Bombing Libya: The “Reality and unreality” of national interests.

Posted: April 1, 2011 in International politics

Reporting from Tripoli against the backdrop of NATO bombardment, Richard Spencer of the Daily Telegraph, describes the “reality and unreality” of the Libyan regime and its very idiosyncratic approach to international diplomacy (BBC Radio 5 Live, 21 March). But if Operation Odyssey Dawn” is anything to go by, flakiness is not a Libyan preserve. What exactly are the aims and objectives of this NATO operation? After just two days of bombing, the BBC’s Middle East editor Jeremy Bowen described things as “all a bit confused and confusing” (BBC1, 10 O’Clock News, 21 March) as NATO members put their own national interests first and the aims of UN Resolution 1973 second. And did we just see 100 Tomahawk cruise missiles flying overhead or was President Obama taking a back seat for fear of offending the Muslim world?

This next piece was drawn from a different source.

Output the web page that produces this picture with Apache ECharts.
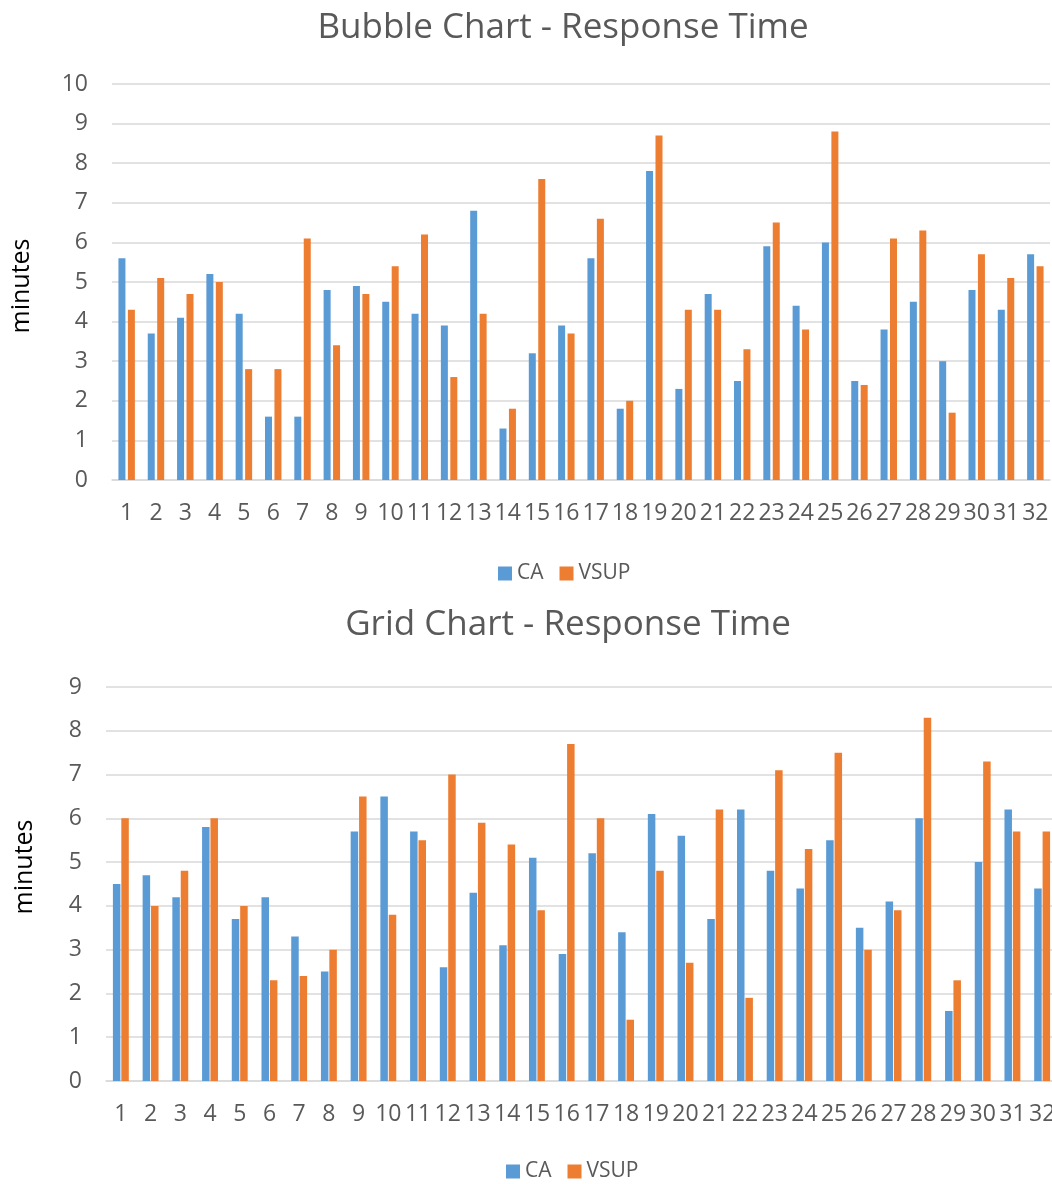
<!DOCTYPE html>
<html>
<head>
<meta charset="utf-8">
<script src="https://cdn.jsdelivr.net/npm/echarts@6/dist/echarts.min.js"></script>
<style>
  html, body { margin: 0; padding: 0; background: #ffffff; }
  #chart { width: 1052px; height: 1184px; }
</style>
</head>
<body>
<div id="chart"></div>
<script>
// Participants 1..32
const categories = Array.from({ length: 32 }, (_, i) => String(i + 1));

// Bubble chart response times (minutes)
const bubbleCA   = [5.6, 3.7, 4.1, 5.2, 4.2, 1.6, 1.6, 4.8, 4.9, 4.5, 4.2, 3.9, 6.8, 1.3, 3.2, 3.9,
                    5.6, 1.8, 7.8, 2.3, 4.7, 2.5, 5.9, 4.4, 6.0, 2.5, 3.8, 4.5, 3.0, 4.8, 4.3, 5.7];
const bubbleVSUP = [4.3, 5.1, 4.7, 5.0, 2.8, 2.8, 6.1, 3.4, 4.7, 5.4, 6.2, 2.6, 4.2, 1.8, 7.6, 3.7,
                    6.6, 2.0, 8.7, 4.3, 4.3, 3.3, 6.5, 3.8, 8.8, 2.4, 6.1, 6.3, 1.7, 5.7, 5.1, 5.4];

// Grid chart response times (minutes)
const gridCA   = [4.5, 4.7, 4.2, 5.8, 3.7, 4.2, 3.3, 2.5, 5.7, 6.5, 5.7, 2.6, 4.3, 3.1, 5.1, 2.9,
                  5.2, 3.4, 6.1, 5.6, 3.7, 6.2, 4.8, 4.4, 5.5, 3.5, 4.1, 6.0, 1.6, 5.0, 6.2, 4.4];
const gridVSUP = [6.0, 4.0, 4.8, 6.0, 4.0, 2.3, 2.4, 3.0, 6.5, 3.8, 5.5, 7.0, 5.9, 5.4, 3.9, 7.7,
                  6.0, 1.4, 4.8, 2.7, 6.2, 1.9, 7.1, 5.3, 7.5, 3.0, 3.9, 8.3, 2.3, 7.3, 5.7, 5.7];

const seriesNames = ['CA', 'VSUP'];
const titles = ['Bubble Chart - Response Time', 'Grid Chart - Response Time'];
const yAxisName = 'minutes';

const BLUE = '#5B9BD5';
const ORANGE = '#ED7D31';
const TEXT = '#595959';
const GRIDLINE = '#d9d9d9';
const FONT = "'Open Sans', 'DejaVu Sans', sans-serif";

const chart = echarts.init(document.getElementById('chart'), null, { renderer: 'canvas' });

function xAxisFor(gridIndex) {
  return {
    type: 'category',
    gridIndex,
    data: categories,
    axisLine: { show: true, lineStyle: { color: GRIDLINE, width: 1.5 } },
    axisTick: { show: false },
    axisLabel: { interval: 0, color: TEXT, fontSize: 23, fontFamily: FONT, margin: 22 },
    splitLine: { show: false }
  };
}

function yAxisFor(gridIndex, max) {
  return {
    type: 'value',
    gridIndex,
    min: 0,
    max,
    interval: 1,
    axisLine: { show: false },
    axisTick: { show: false },
    axisLabel: { color: TEXT, fontSize: 23, fontFamily: FONT, margin: 24 },
    splitLine: { show: true, lineStyle: { color: GRIDLINE, width: 1.5 } }
  };
}

function barSeries(name, data, color, idx, barWidth, barGap) {
  return {
    type: 'bar',
    name,
    data,
    xAxisIndex: idx,
    yAxisIndex: idx,
    barWidth,
    barGap,
    itemStyle: { color },
    emphasis: { disabled: true },
    animation: false
  };
}

function legendAt(left, top) {
  return {
    data: seriesNames,
    left,
    top,
    icon: 'rect',
    itemWidth: 14,
    itemHeight: 14,
    itemGap: 16,
    textStyle: { color: TEXT, fontSize: 21, fontFamily: FONT },
    selectedMode: false
  };
}

function textLabel(text, x, y, size, color, rotation) {
  return {
    type: 'text',
    x,
    y,
    rotation: rotation || 0,
    silent: true,
    style: {
      text,
      fill: color,
      font: size + 'px ' + FONT,
      textAlign: 'center',
      textVerticalAlign: 'middle'
    }
  };
}

chart.setOption({
  backgroundColor: '#ffffff',
  animation: false,
  grid: [
    { left: 112, top: 84, width: 938, height: 396, outerBoundsMode: 'none' },
    { left: 106, top: 687, width: 951, height: 394, outerBoundsMode: 'none' }
  ],
  xAxis: [xAxisFor(0), xAxisFor(1)],
  yAxis: [yAxisFor(0, 10), yAxisFor(1, 9)],
  legend: [legendAt(493, 558), legendAt(501, 1156)],
  series: [
    barSeries(seriesNames[0], bubbleCA, BLUE, 0, 7, '35%'),
    barSeries(seriesNames[1], bubbleVSUP, ORANGE, 0, 7, '35%'),
    barSeries(seriesNames[0], gridCA, BLUE, 1, 7.5, '12%'),
    barSeries(seriesNames[1], gridVSUP, ORANGE, 1, 7.5, '12%')
  ],
  graphic: [
    textLabel(titles[0], 563, 28, 35, TEXT),
    textLabel(titles[1], 568, 625, 35, TEXT),
    textLabel(yAxisName, 22, 286, 25, '#000000', Math.PI / 2),
    textLabel(yAxisName, 25, 867, 25, '#000000', Math.PI / 2)
  ]
});
</script>
</body>
</html>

It’s a very unpromising backdrop to this latest western intervention into Arab affairs but one would think that Britain would have learned the lessons of Blair’s “ethical foreign policy” – how messy things get when one mixes moral ethics with the realist impulses of western foreign policy. It started as moral support for a rebellion against the Gaddafi regime with grand rhetoric about the primacy of freedom and democracy. Then, as the regime moved to crush the rebellion, it shifted to a proposal for a no-fly zone, personally sponsored by Prime Minister, David Cameron.  The principal objective of this no-fly zone was to protect civilians but already it has been extended to include the bombing of military targets on the ground, the supply of arms to various “rebel” groups and, according to some, the possible assassination of Gaddafi.

The world, said President Obama, would not stand idly by while the Libyan regime murdered its own people (20 March). But, as many good people have pointed out already, that’s exactly what the “world” is doing with regard to protests and rebellions in Saudi Arabia, Bahrain and Yemen  – all doughty allies of the west in the “war on terror”. And then there’s the thousands of Palestinians in the Occupied Territories who, under an Israeli-imposed regime of terror, have been killed, wounded, evicted from their homes and treated like non-people in contravention of over two hundred UN Resolutions since the foundation of the Israeli state. (To put this in some perspective, the west went to war against Iraq in 2003 for defying just a handful). The official answer to these objections? “Just because we can’t intervene in every situation around the world, doesn’t mean we shouldn’t intervene where our national interests are at stake”.

And that’s the key because this operation makes no sense as a humanitarian intervention and only time will tell what the real national interests are for the western alliance. But as Labour MP, Dennis Skinner, pointed out in parliament recently (30 March), the British government should be mindful of the lessons of Afghanistan during the Soviet occupation in the 1980s: that when you want to change a regime by arming “rebel forces”, be careful what you wish for.